If this was not enough of a detraction to an already mediocre story, the appearance and usage of the cell phone was the proverbial nail in the coffin. Ms. Keener has Annie and almost all of the other characters use cell phones as they go about their business in Budapest in 1995. Folks, I lived in Europe in 1998, and I know that while cell phones were a lot more popular in Europe than they were in the United States at that time they were still not the dominating method of communication. I also know that in 1995, cell phone usage was still not a popular thing. In fact, I tested my memory and confirmed that in the United Kingdom in 1995 only seven percent of the population was using them. If the United Kingdom had little cell phone usage in 1995, there is no way that Budapest would have had greater market penetration. The city simply did not have the money or the infrastructure to add cell phone coverage. Given that understanding and background knowledge, once Annie pulled out her cell phone and traded calls with others on their cell phones, I was done.

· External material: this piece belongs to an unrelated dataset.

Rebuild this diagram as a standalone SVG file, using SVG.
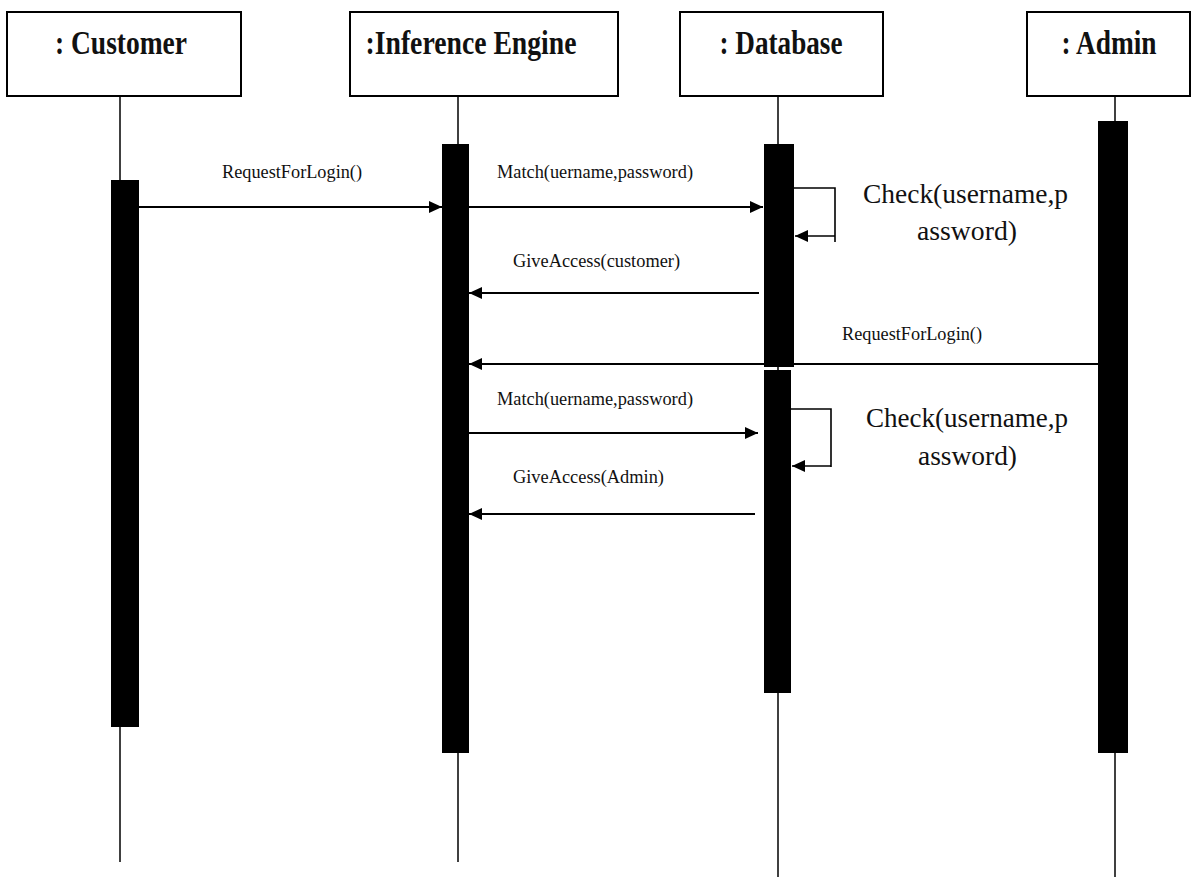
<svg xmlns="http://www.w3.org/2000/svg" width="1191" height="877" viewBox="0 0 1191 877">
  <defs>
    <style>
      .box { fill: #ffffff; stroke: #000000; stroke-width: 2; }
      .head { font-family: "Liberation Serif", "Times New Roman", serif; font-weight: bold; font-size: 33px; fill: #111111; text-anchor: middle; }
      .life { stroke: #000000; stroke-width: 1.5; fill: none; }
      .bar { fill: #000000; }
      .msg { stroke: #000000; stroke-width: 2; fill: none; }
      .loop { stroke: #000000; stroke-width: 1.6; fill: none; }
      .lbl { font-family: "Liberation Serif", "Times New Roman", serif; font-size: 18px; fill: #111111; }
      .note { font-family: "Liberation Serif", "Times New Roman", serif; font-size: 28px; fill: #111111; }
    </style>
    <marker id="arrow" viewBox="0 0 13 12" refX="13" refY="6" markerWidth="13" markerHeight="12" markerUnits="userSpaceOnUse" orient="auto">
      <path d="M0,0 L13,6 L0,12 Z" fill="#000000"/>
    </marker>
  </defs>
  <rect width="1191" height="877" fill="#ffffff"/>

  <!-- lifeline: Customer -->
  <g id="customer">
    <rect class="box" x="7" y="12" width="234" height="84"/>
    <text class="head" x="121" y="54" textLength="132" lengthAdjust="spacingAndGlyphs">: Customer</text>
    <line class="life" x1="120" y1="96" x2="120" y2="862"/>
    <rect class="bar" x="111" y="180" width="28" height="547"/>
  </g>

  <!-- lifeline: Inference Engine -->
  <g id="inference-engine">
    <rect class="box" x="350" y="12" width="268" height="84"/>
    <text class="head" x="471" y="54" textLength="211" lengthAdjust="spacingAndGlyphs">:Inference Engine</text>
    <line class="life" x1="458" y1="96" x2="458" y2="862"/>
    <rect class="bar" x="442" y="144" width="27" height="609"/>
  </g>

  <!-- lifeline: Database -->
  <g id="database">
    <rect class="box" x="680" y="12" width="203" height="84"/>
    <text class="head" x="781" y="54" textLength="123" lengthAdjust="spacingAndGlyphs">: Database</text>
    <line class="life" x1="778" y1="96" x2="778" y2="877"/>
    <rect class="bar" x="764" y="144" width="30" height="223"/>
    <rect class="bar" x="764" y="370" width="27" height="323"/>
  </g>

  <!-- lifeline: Admin -->
  <g id="admin">
    <rect class="box" x="1027" y="12" width="163" height="84"/>
    <text class="head" x="1109" y="54" textLength="95" lengthAdjust="spacingAndGlyphs">: Admin</text>
    <line class="life" x1="1115" y1="96" x2="1115" y2="877"/>
    <rect class="bar" x="1098" y="121" width="30" height="632"/>
  </g>

  <!-- messages -->
  <g id="connectors">
    <line class="msg" x1="139" y1="207" x2="442" y2="207" marker-end="url(#arrow)"/>
    <text class="lbl" x="222" y="178" textLength="140" lengthAdjust="spacingAndGlyphs">RequestForLogin()</text>

    <line class="msg" x1="469" y1="207" x2="763" y2="207" marker-end="url(#arrow)"/>
    <text class="lbl" x="497" y="178" textLength="196" lengthAdjust="spacingAndGlyphs">Match(uername,password)</text>

    <polyline class="loop" points="794,188 835,188 835,242"/>
    <line class="loop" x1="835" y1="236" x2="795" y2="236" marker-end="url(#arrow)"/>
    <text class="note" x="863" y="203" textLength="205" lengthAdjust="spacingAndGlyphs">Check(username,p</text>
    <text class="note" x="917" y="240" textLength="100" lengthAdjust="spacingAndGlyphs">assword)</text>

    <line class="msg" x1="759" y1="293" x2="469" y2="293" marker-end="url(#arrow)"/>
    <text class="lbl" x="513" y="267" textLength="167" lengthAdjust="spacingAndGlyphs">GiveAccess(customer)</text>

    <line class="msg" x1="1098" y1="364" x2="469" y2="364" marker-end="url(#arrow)"/>
    <text class="lbl" x="842" y="340" textLength="140" lengthAdjust="spacingAndGlyphs">RequestForLogin()</text>

    <line class="msg" x1="469" y1="433" x2="758" y2="433" marker-end="url(#arrow)"/>
    <text class="lbl" x="497" y="405" textLength="196" lengthAdjust="spacingAndGlyphs">Match(uername,password)</text>

    <polyline class="loop" points="791,409 831,409 831,467"/>
    <line class="loop" x1="831" y1="466" x2="792" y2="466" marker-end="url(#arrow)"/>
    <text class="note" x="866" y="427" textLength="202" lengthAdjust="spacingAndGlyphs">Check(username,p</text>
    <text class="note" x="918" y="465" textLength="99" lengthAdjust="spacingAndGlyphs">assword)</text>

    <line class="msg" x1="755" y1="514" x2="469" y2="514" marker-end="url(#arrow)"/>
    <text class="lbl" x="513" y="483" textLength="151" lengthAdjust="spacingAndGlyphs">GiveAccess(Admin)</text>
  </g>
</svg>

I am sure my focus on the inaccuracies of the setting of the novel skewed my perceptions of the overall story. However, I do struggle to understand how an author could do so little research into the setting of a novel or make a conscious choice not to make sure the details of the setting are correct. I have never really experienced this sort of thing in any novel, so I am a bit baffled by it. I worry too that other readers of Strangers in Budapest will get the wrong impression about Budapest in the mid-1990s, that they will think cell phone usage was common and that other than stinky cars and a few depressing buildings the city was the same as it is now. The history lover in me despairs at this as something I just cannot overlook. Combine that with a character who frankly drove me batty with her obsessive worries and nosy behavior, and we have a novel that I cannot say I enjoyed in any way.